╭──
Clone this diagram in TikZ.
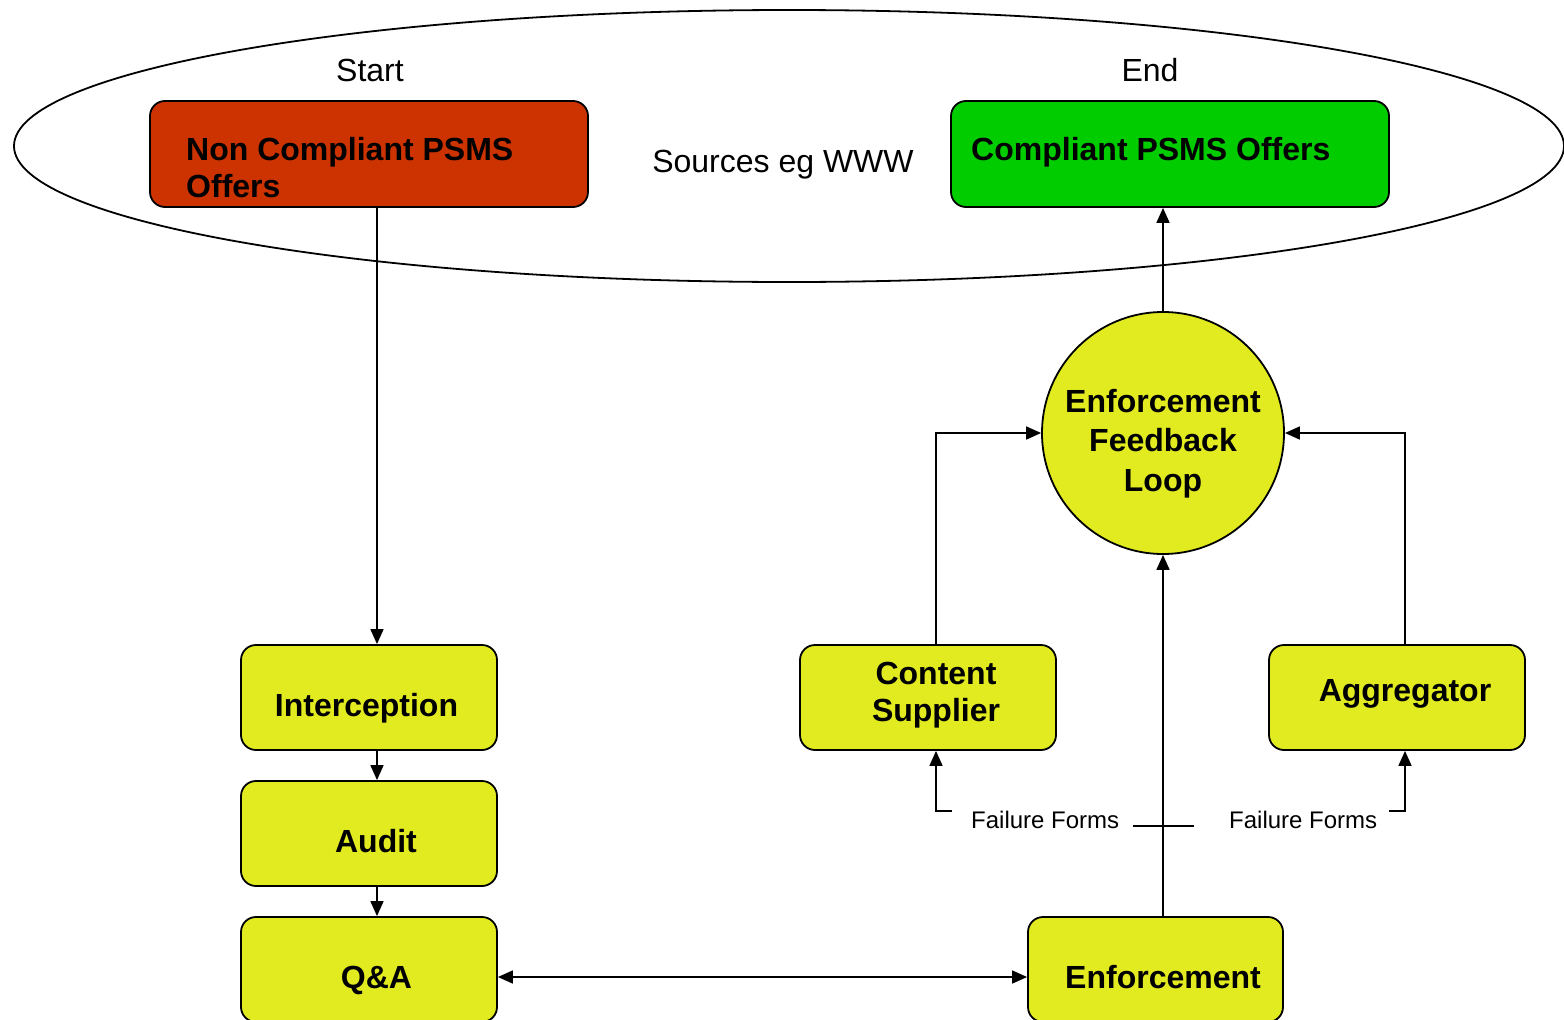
\documentclass[tikz,border=0pt]{standalone}
\usepackage{fontspec}
\setmainfont{Liberation Sans}
\usetikzlibrary{arrows.meta}
\definecolor{redbox}{HTML}{CC3300}
\definecolor{greenbox}{HTML}{00CC00}
\definecolor{yellowbox}{HTML}{E1EB1F}
\begin{document}
\begin{tikzpicture}[x=1pt,y=-1pt,
  box/.style={draw=black, line width=1.8pt, rounded corners=15pt, inner sep=0pt},
  ybox/.style={box, fill=yellowbox, minimum width=256pt, minimum height=105pt},
  tip/.style={-{Triangle[length=15pt,width=13pt]}},
  conn/.style={line width=1.6pt, tip},
  lbl/.style={inner sep=0pt, font=\fontsize{32}{37}\selectfont\bfseries},
  plainlbl/.style={inner sep=0pt, font=\fontsize{32}{37}\selectfont},
  smalllbl/.style={inner sep=0pt, font=\fontsize{24}{28}\selectfont}]
\useasboundingbox (0,0) rectangle (1564,1020);
\fill[white] (0,0) rectangle (1564,1020);

% sources ellipse
\draw[line width=1.8pt] (789,146) ellipse [x radius=775, y radius=136];
\node[plainlbl, anchor=base] (start) at (370,81) {Start};
\node[plainlbl, anchor=base] (end) at (1150,81) {End};
\node[plainlbl, anchor=base] (src) at (783,172) {Sources eg WWW};

% boxes
\node[box, fill=redbox, minimum width=438pt, minimum height=106pt] (nc) at (369,154) {};
\node[box, fill=greenbox, minimum width=438pt, minimum height=106pt] (cp) at (1170,154) {};
\node[ybox] (int) at (369,697.5) {};
\node[ybox] (aud) at (369,833.5) {};
\node[ybox] (qa) at (369,969.5) {};
\node[ybox] (cs) at (928,697.5) {};
\node[ybox] (agg) at (1397,697.5) {};
\node[ybox, minimum width=255pt] (enf) at (1155.5,969.5) {};
\node[circle, draw=black, line width=1.8pt, fill=yellowbox, minimum size=242pt, inner sep=0pt] (efl) at (1163,433) {};

% labels
\node[lbl, anchor=north west, align=left] (ncl) at (186,137) {Non Compliant PSMS\\Offers};
\node[lbl, anchor=base west] (cpl) at (971,160) {Compliant PSMS Offers};
\node[lbl, anchor=base] (intl) at (366.5,716) {Interception};
\node[lbl, anchor=base] (audl) at (376,852.5) {Audit};
\node[lbl, anchor=base] (qal) at (376.5,988) {Q\&A};
\node[lbl, anchor=north, align=center] (csl) at (936,662) {Content\\Supplier};
\node[lbl, anchor=base] (aggl) at (1405,701) {Aggregator};
\node[lbl, anchor=base] (enfl) at (1163,988) {Enforcement};
\node[lbl, anchor=north, align=center, font=\fontsize{32}{39.5}\selectfont\bfseries] (efll) at (1163,389) {Enforcement\\Feedback\\Loop};
\node[smalllbl, anchor=base west] (ff1) at (971,828) {Failure Forms};
\node[smalllbl, anchor=base west] (ff2) at (1229,828) {Failure Forms};

% helper coordinates
\coordinate (lx) at (377,0);
\coordinate (qy) at (0,977);
\coordinate (csx) at (936,0);
\coordinate (aggx) at (1405,0);
\coordinate (b1) at (952,811);
\coordinate (b2) at (1389,811);
\coordinate (x1) at (1133,826);
\coordinate (x2) at (1194,826);

% connectors
\draw[conn] (nc.south -| lx) -- (int.north -| lx);
\draw[conn] (int.south -| lx) -- (aud.north -| lx);
\draw[conn] (aud.south -| lx) -- (qa.north -| lx);
\draw[line width=1.6pt, {Triangle[length=15pt,width=13pt]}-{Triangle[length=15pt,width=13pt]}] (qa.east |- qy) -- (enf.west |- qy);
\draw[conn] (enf.north -| efl.south) -- (efl.south);
\draw[conn] (efl.north) -- (cp.south -| efl.north);
\draw[conn] (cs.north -| csx) |- (efl.west);
\draw[conn] (agg.north -| aggx) |- (efl.east);
\draw[conn] (b1) -| (cs.south -| csx);
\draw[conn] (b2) -| (agg.south -| aggx);
\draw[line width=1.6pt] (x1) -- (x2);
\end{tikzpicture}
\end{document}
╰──
● WHAT NEEDS TO BE DONE: Reproduce every line exactly and omit all pictures.

● WRITTEN RESPONSE:
Clone this diagram in TikZ.
\documentclass[tikz,border=0pt]{standalone}
\usepackage{fontspec}
\setmainfont{Liberation Sans}
\usetikzlibrary{arrows.meta}
\definecolor{redbox}{HTML}{CC3300}
\definecolor{greenbox}{HTML}{00CC00}
\definecolor{yellowbox}{HTML}{E1EB1F}
\begin{document}
\begin{tikzpicture}[x=1pt,y=-1pt,
  box/.style={draw=black, line width=1.8pt, rounded corners=15pt, inner sep=0pt},
  ybox/.style={box, fill=yellowbox, minimum width=256pt, minimum height=105pt},
  tip/.style={-{Triangle[length=15pt,width=13pt]}},
  conn/.style={line width=1.6pt, tip},
  lbl/.style={inner sep=0pt, font=\fontsize{32}{37}\selectfont\bfseries},
  plainlbl/.style={inner sep=0pt, font=\fontsize{32}{37}\selectfont},
  smalllbl/.style={inner sep=0pt, font=\fontsize{24}{28}\selectfont}]
\useasboundingbox (0,0) rectangle (1564,1020);
\fill[white] (0,0) rectangle (1564,1020);

% sources ellipse
\draw[line width=1.8pt] (789,146) ellipse [x radius=775, y radius=136];
\node[plainlbl, anchor=base] (start) at (370,81) {Start};
\node[plainlbl, anchor=base] (end) at (1150,81) {End};
\node[plainlbl, anchor=base] (src) at (783,172) {Sources eg WWW};

% boxes
\node[box, fill=redbox, minimum width=438pt, minimum height=106pt] (nc) at (369,154) {};
\node[box, fill=greenbox, minimum width=438pt, minimum height=106pt] (cp) at (1170,154) {};
\node[ybox] (int) at (369,697.5) {};
\node[ybox] (aud) at (369,833.5) {};
\node[ybox] (qa) at (369,969.5) {};
\node[ybox] (cs) at (928,697.5) {};
\node[ybox] (agg) at (1397,697.5) {};
\node[ybox, minimum width=255pt] (enf) at (1155.5,969.5) {};
\node[circle, draw=black, line width=1.8pt, fill=yellowbox, minimum size=242pt, inner sep=0pt] (efl) at (1163,433) {};

% labels
\node[lbl, anchor=north west, align=left] (ncl) at (186,137) {Non Compliant PSMS\\Offers};
\node[lbl, anchor=base west] (cpl) at (971,160) {Compliant PSMS Offers};
\node[lbl, anchor=base] (intl) at (366.5,716) {Interception};
\node[lbl, anchor=base] (audl) at (376,852.5) {Audit};
\node[lbl, anchor=base] (qal) at (376.5,988) {Q\&A};
\node[lbl, anchor=north, align=center] (csl) at (936,662) {Content\\Supplier};
\node[lbl, anchor=base] (aggl) at (1405,701) {Aggregator};
\node[lbl, anchor=base] (enfl) at (1163,988) {Enforcement};
\node[lbl, anchor=north, align=center, font=\fontsize{32}{39.5}\selectfont\bfseries] (efll) at (1163,389) {Enforcement\\Feedback\\Loop};
\node[smalllbl, anchor=base west] (ff1) at (971,828) {Failure Forms};
\node[smalllbl, anchor=base west] (ff2) at (1229,828) {Failure Forms};

% helper coordinates
\coordinate (lx) at (377,0);
\coordinate (qy) at (0,977);
\coordinate (csx) at (936,0);
\coordinate (aggx) at (1405,0);
\coordinate (b1) at (952,811);
\coordinate (b2) at (1389,811);
\coordinate (x1) at (1133,826);
\coordinate (x2) at (1194,826);

% connectors
\draw[conn] (nc.south -| lx) -- (int.north -| lx);
\draw[conn] (int.south -| lx) -- (aud.north -| lx);
\draw[conn] (aud.south -| lx) -- (qa.north -| lx);
\draw[line width=1.6pt, {Triangle[length=15pt,width=13pt]}-{Triangle[length=15pt,width=13pt]}] (qa.east |- qy) -- (enf.west |- qy);
\draw[conn] (enf.north -| efl.south) -- (efl.south);
\draw[conn] (efl.north) -- (cp.south -| efl.north);
\draw[conn] (cs.north -| csx) |- (efl.west);
\draw[conn] (agg.north -| aggx) |- (efl.east);
\draw[conn] (b1) -| (cs.south -| csx);
\draw[conn] (b2) -| (agg.south -| aggx);
\draw[line width=1.6pt] (x1) -- (x2);
\end{tikzpicture}
\end{document}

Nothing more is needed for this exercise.